Saya kog baru ngeh dan sadar kalau ternyata ada kerabat dekat saya yang menikah dengan seseorang yang awalnya mengaku memeluk Islam dan membaca dua kalimat syahadat yang ternyata setelah menikah dan memiliki satu anak sang suami pun kembali ke agamanya, dan yang membuat kecewa ternyata dia memaksa istrinya (kerabat saya) untuk berpindah agama. Sayang sekali karena dasarnya cinta buta dan karena sudah tak lagi perawan dia rela meninggalkan agamanya demi suami yg telah menipunya.
Teringat kisah mualaf palsu yang telah mempermainkan sebuah keyakinan demi mendapatkan keperawanan wanita muslimah. Kisah Jonas Rivanno dan Asmirandah yang sempat membuat geger ranah media online maupun televisi yang berujung dibatalkannya pernikahan mereka lantaran Revanno dianggap mempermainkan agama dan bersumpah palsu demi sebuah pernikahan.

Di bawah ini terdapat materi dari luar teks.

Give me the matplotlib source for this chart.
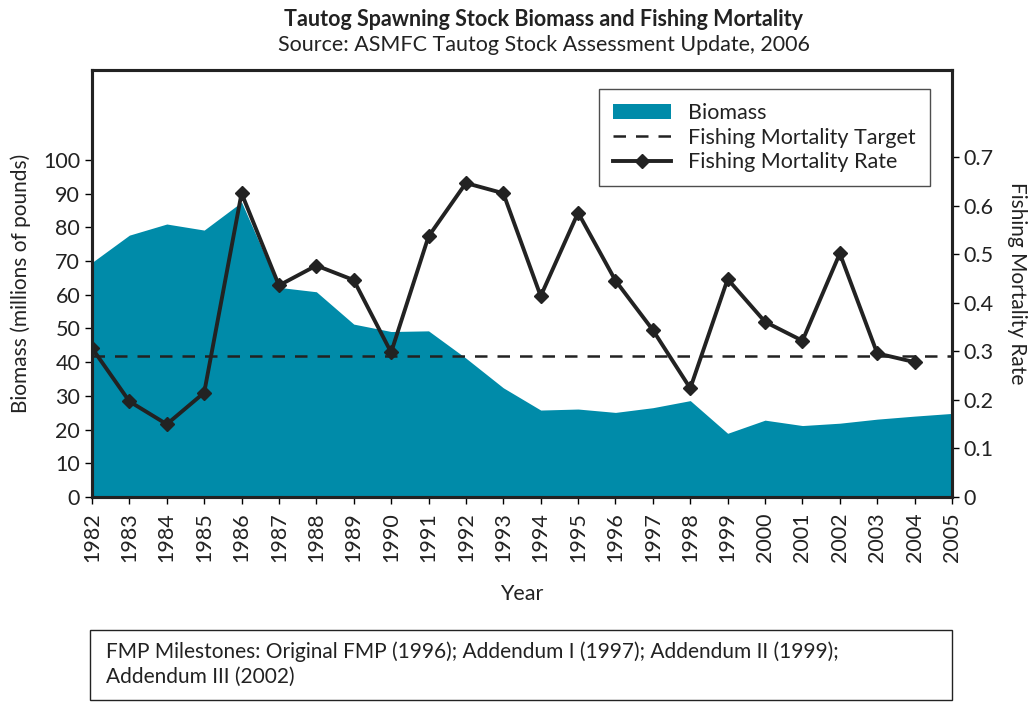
import matplotlib.pyplot as plt
from matplotlib.patches import Patch, Rectangle
from matplotlib.lines import Line2D
import numpy as np

plt.rcParams['font.family'] = ['Lato', 'DejaVu Sans']

# Datos
anios = list(range(1982, 2006))
biomasa = [69.6, 77.7, 81.0, 79.2, 87.5, 62.2, 60.9, 51.3, 49.1, 49.3, 41.2, 32.4,
           25.8, 26.1, 25.1, 26.5, 28.6, 18.9, 22.8, 21.2, 21.9, 23.1, 24.0, 24.8]
anios_f = list(range(1982, 2005))
mortalidad = [0.307, 0.197, 0.150, 0.215, 0.626, 0.436, 0.477, 0.447, 0.298, 0.537,
              0.647, 0.626, 0.414, 0.586, 0.446, 0.344, 0.224, 0.449, 0.361, 0.322,
              0.502, 0.296, 0.278]
objetivo_f = 0.29

color_biomasa = '#008ba9'
negro = '#222222'

fig = plt.figure(figsize=(10.36, 7.02), dpi=100)
ax = fig.add_axes([92 / 1036, 1 - 497 / 702, 860 / 1036, 427 / 702])
ax2 = ax.twinx()

# Biomasa como area
ax.fill_between(anios, biomasa, 0, color=color_biomasa, linewidth=0)
ax.set_xlim(1982, 2005)
ax.set_ylim(0, 126.7)
ax.set_yticks(range(0, 101, 10))
ax.set_xticks(anios)
ax.set_xticklabels([str(a) for a in anios], rotation=90, fontsize=15.5, color=negro)
ax.tick_params(axis='y', labelsize=15.5, labelcolor=negro, direction='out', length=5, width=1)
ax.tick_params(axis='x', direction='out', length=5, width=1, pad=6)
ax.set_ylabel('Biomass (millions of pounds)', fontsize=15, color=negro, labelpad=9)
ax.set_xlabel('Year', fontsize=15.5, color=negro, labelpad=16)

# Mortalidad por pesca
ax2.axhline(objetivo_f, color=negro, linestyle=(0, (5, 4)), linewidth=1.8)
ax2.plot(anios_f, mortalidad, '-D', color=negro, linewidth=2.8, markersize=7)
ax2.set_ylim(0, 0.88)
ax2.set_yticks(np.arange(0, 0.71, 0.1))
ax2.set_yticklabels(['0', '0.1', '0.2', '0.3', '0.4', '0.5', '0.6', '0.7'])
ax2.tick_params(axis='y', labelsize=15.5, labelcolor=negro, direction='out', length=5, width=1)
ax2.set_ylabel('Fishing Mortality Rate', fontsize=15, color=negro, rotation=270, labelpad=24)

for a in (ax, ax2):
    for s in a.spines.values():
        s.set_linewidth(2.2)
        s.set_color(negro)

# Leyenda
handles = [Patch(facecolor=color_biomasa, edgecolor='none'),
           Line2D([], [], color=negro, linestyle=(0, (5, 4)), linewidth=1.8),
           Line2D([], [], color=negro, marker='D', linewidth=2.8, markersize=7)]
etiquetas = ['Biomass', 'Fishing Mortality Target', 'Fishing Mortality Rate']
leg = ax2.legend(handles, etiquetas, loc='upper right', bbox_to_anchor=(0.9744, 0.9555),
                 borderaxespad=0, fontsize=15.5, frameon=True, fancybox=False,
                 handlelength=2.7, borderpad=0.65, labelspacing=0.22, handletextpad=0.8)
leg.get_frame().set_edgecolor(negro)
leg.get_frame().set_linewidth(1.0)
for t in leg.get_texts():
    t.set_color(negro)

# Titulos
fig.text(0.525, 1 - 20 / 702, 'Tautog Spawning Stock Biomass and Fishing Mortality',
         ha='center', va='center', fontsize=15.5, fontweight='bold', color=negro)
fig.text(0.525, 1 - 45 / 702, 'Source: ASMFC Tautog Stock Assessment Update, 2006',
         ha='center', va='center', fontsize=15.5, color=negro)

# Caja de hitos
fig.patches.append(Rectangle((90 / 1036, 1 - 700 / 702), 862 / 1036, 70 / 702,
                             transform=fig.transFigure, fill=False,
                             edgecolor=negro, linewidth=1.0))
fig.text(106 / 1036, 1 - 664 / 702,
         'FMP Milestones: Original FMP (1996); Addendum I (1997); Addendum II (1999);\nAddendum III (2002)',
         ha='left', va='center', fontsize=15, color=negro, linespacing=1.3)

fig.savefig('out.png', dpi=100)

Melihat tragedi percintaan dengan mempermainkan agama sejatinya tidak terjadi sekali dua kali saja di Indonesia, bahkan ada banyak kasus wanita yang harus kehilangan agamanya lantaran menikah yang berbeda agama. Sang wanita harus melepaskan agamanya lantaran kesuciannya sudah direnggut oleh suami penipunya. Kisah yang menyentak perasaan saya dan sepertinya tak pernah saya terima ketika agama menjadi alat bermain-main dan menciptakan konflik antar pemeluk agama lainnya.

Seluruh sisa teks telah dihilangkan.